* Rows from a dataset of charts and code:
— start —

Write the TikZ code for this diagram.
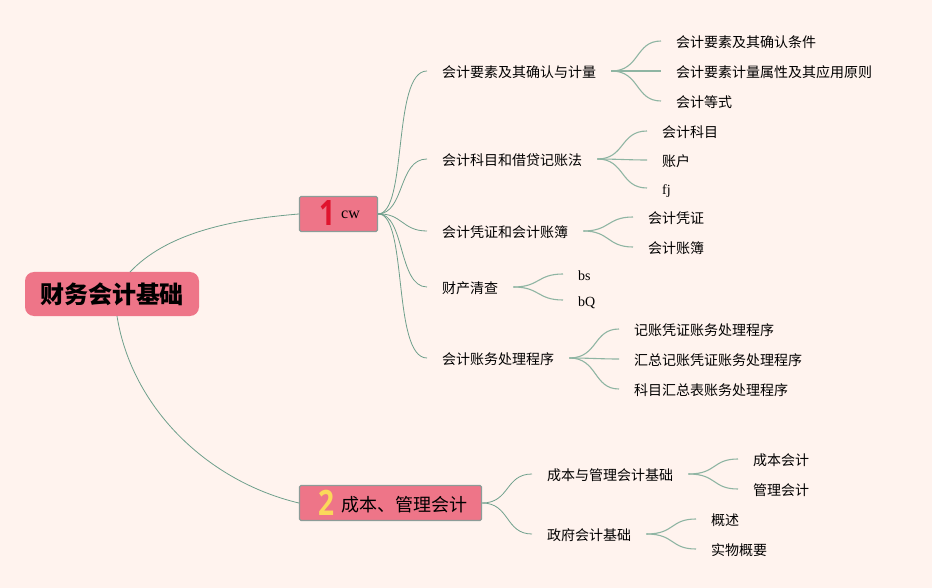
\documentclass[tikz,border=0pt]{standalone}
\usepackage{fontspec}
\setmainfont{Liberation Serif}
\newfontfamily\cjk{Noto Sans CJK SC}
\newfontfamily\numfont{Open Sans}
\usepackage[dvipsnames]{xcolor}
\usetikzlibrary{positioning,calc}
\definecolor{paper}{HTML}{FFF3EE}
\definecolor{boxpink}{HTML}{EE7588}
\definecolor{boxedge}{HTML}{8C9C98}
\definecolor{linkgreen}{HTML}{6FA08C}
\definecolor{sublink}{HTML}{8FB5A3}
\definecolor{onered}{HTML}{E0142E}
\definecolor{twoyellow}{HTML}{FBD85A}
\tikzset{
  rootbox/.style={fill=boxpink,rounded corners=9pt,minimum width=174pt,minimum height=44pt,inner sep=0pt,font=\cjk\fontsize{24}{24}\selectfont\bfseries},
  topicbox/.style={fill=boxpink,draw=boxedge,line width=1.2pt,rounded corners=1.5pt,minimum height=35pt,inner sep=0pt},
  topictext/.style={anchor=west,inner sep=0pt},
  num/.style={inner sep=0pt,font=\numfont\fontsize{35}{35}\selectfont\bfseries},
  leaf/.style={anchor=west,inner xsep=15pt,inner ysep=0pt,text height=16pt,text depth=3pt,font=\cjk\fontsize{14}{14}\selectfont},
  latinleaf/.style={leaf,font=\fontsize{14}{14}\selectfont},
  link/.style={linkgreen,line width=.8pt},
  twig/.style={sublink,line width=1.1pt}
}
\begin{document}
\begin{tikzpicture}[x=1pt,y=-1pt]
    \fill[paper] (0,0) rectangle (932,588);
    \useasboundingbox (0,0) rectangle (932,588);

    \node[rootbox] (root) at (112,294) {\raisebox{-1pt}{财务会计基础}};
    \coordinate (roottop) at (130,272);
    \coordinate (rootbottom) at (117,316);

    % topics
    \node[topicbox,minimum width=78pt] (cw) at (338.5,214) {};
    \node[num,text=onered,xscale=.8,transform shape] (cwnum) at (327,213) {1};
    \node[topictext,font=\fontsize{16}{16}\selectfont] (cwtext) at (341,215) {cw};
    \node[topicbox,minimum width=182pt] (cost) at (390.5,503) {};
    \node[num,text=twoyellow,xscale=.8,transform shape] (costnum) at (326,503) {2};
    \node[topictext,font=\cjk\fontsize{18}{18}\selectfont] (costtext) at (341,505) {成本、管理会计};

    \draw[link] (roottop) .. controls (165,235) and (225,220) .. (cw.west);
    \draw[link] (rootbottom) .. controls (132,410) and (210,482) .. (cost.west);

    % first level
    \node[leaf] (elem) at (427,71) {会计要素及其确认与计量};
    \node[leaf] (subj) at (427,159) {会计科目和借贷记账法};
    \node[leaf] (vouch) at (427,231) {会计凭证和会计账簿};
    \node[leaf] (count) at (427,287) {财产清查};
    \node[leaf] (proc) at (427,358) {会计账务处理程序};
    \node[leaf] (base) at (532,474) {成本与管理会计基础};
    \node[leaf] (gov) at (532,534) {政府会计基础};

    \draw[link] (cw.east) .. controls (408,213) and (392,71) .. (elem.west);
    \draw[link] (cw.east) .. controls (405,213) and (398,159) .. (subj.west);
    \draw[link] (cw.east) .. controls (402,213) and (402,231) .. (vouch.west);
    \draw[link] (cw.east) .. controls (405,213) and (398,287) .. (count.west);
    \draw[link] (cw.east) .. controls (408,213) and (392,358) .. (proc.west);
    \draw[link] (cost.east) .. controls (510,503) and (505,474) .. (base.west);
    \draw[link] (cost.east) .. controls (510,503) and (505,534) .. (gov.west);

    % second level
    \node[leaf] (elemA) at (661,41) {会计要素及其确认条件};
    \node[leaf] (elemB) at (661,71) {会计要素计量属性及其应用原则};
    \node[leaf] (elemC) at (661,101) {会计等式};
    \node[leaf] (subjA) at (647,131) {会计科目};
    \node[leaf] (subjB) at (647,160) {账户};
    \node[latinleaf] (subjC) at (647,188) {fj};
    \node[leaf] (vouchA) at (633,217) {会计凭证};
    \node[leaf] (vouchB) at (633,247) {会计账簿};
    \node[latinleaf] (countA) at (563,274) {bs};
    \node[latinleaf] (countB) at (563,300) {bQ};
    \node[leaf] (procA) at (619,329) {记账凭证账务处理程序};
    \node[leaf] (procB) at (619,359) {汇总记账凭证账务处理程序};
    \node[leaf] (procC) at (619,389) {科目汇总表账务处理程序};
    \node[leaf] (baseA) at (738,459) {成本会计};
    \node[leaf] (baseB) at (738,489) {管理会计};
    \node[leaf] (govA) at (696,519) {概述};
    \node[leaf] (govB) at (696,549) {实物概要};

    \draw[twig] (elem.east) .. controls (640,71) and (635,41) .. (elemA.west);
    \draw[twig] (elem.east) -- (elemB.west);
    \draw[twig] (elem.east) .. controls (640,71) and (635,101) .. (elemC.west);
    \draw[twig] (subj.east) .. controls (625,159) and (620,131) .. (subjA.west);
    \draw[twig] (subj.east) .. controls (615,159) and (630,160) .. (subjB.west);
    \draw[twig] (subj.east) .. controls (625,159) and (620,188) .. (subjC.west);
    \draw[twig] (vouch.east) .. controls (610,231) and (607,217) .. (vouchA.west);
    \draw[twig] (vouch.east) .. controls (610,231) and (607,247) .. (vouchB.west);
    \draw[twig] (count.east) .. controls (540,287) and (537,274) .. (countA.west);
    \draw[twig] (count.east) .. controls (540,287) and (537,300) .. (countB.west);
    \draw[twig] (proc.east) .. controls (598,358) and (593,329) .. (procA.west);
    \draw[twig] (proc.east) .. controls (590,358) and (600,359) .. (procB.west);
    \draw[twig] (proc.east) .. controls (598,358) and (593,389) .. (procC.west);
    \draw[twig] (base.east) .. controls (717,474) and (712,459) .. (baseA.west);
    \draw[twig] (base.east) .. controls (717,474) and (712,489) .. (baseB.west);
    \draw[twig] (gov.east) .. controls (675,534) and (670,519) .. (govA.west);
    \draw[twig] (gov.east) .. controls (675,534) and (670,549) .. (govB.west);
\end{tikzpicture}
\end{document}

— end —
— start —

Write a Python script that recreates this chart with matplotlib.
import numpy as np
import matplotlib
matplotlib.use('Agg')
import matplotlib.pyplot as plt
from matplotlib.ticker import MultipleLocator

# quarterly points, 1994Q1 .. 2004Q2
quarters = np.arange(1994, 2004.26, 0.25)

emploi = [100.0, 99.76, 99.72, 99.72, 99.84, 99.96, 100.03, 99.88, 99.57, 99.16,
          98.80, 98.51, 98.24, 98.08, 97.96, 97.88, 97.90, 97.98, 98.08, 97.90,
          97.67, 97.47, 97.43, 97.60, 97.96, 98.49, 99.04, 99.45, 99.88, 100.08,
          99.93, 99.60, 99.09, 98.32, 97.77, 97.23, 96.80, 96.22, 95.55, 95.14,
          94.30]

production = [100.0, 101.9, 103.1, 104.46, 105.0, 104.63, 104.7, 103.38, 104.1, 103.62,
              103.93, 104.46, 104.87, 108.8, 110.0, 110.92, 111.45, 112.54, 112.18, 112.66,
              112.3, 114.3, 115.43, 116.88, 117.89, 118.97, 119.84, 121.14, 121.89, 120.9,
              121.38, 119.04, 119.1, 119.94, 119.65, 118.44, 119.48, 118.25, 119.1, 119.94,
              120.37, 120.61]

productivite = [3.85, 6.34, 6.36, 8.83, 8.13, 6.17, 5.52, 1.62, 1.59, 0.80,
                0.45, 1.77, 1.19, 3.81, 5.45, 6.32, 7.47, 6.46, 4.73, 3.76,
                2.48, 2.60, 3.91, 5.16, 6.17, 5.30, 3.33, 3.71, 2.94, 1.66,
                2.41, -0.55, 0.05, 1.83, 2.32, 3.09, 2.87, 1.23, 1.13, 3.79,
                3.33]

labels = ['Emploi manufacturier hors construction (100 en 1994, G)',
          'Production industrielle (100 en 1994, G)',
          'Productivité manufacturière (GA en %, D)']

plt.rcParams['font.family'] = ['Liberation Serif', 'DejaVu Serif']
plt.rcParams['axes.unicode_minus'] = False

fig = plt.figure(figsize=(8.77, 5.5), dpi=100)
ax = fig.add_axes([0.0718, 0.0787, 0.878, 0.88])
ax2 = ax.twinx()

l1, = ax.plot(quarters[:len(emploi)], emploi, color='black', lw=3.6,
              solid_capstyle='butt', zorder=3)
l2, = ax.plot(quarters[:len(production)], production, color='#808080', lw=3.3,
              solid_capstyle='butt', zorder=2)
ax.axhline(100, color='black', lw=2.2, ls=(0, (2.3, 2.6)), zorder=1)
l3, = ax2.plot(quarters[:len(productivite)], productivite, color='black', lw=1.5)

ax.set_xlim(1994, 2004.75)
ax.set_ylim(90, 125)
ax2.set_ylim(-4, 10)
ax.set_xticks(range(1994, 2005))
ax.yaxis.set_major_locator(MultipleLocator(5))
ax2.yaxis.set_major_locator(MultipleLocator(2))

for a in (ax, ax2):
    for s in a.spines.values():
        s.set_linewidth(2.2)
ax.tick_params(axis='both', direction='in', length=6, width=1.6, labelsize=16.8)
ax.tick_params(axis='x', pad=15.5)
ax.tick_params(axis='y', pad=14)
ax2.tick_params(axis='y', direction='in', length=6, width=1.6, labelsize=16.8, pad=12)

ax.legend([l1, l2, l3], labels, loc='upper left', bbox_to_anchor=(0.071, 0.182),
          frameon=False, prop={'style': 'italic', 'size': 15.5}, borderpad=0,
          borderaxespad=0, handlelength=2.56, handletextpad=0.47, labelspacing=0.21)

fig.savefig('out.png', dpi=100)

— end —

* Problem requirements: Search the data for "this". Copy every matching line.

* Solved exercise:
Write the TikZ code for this diagram.
Write a Python script that recreates this chart with matplotlib.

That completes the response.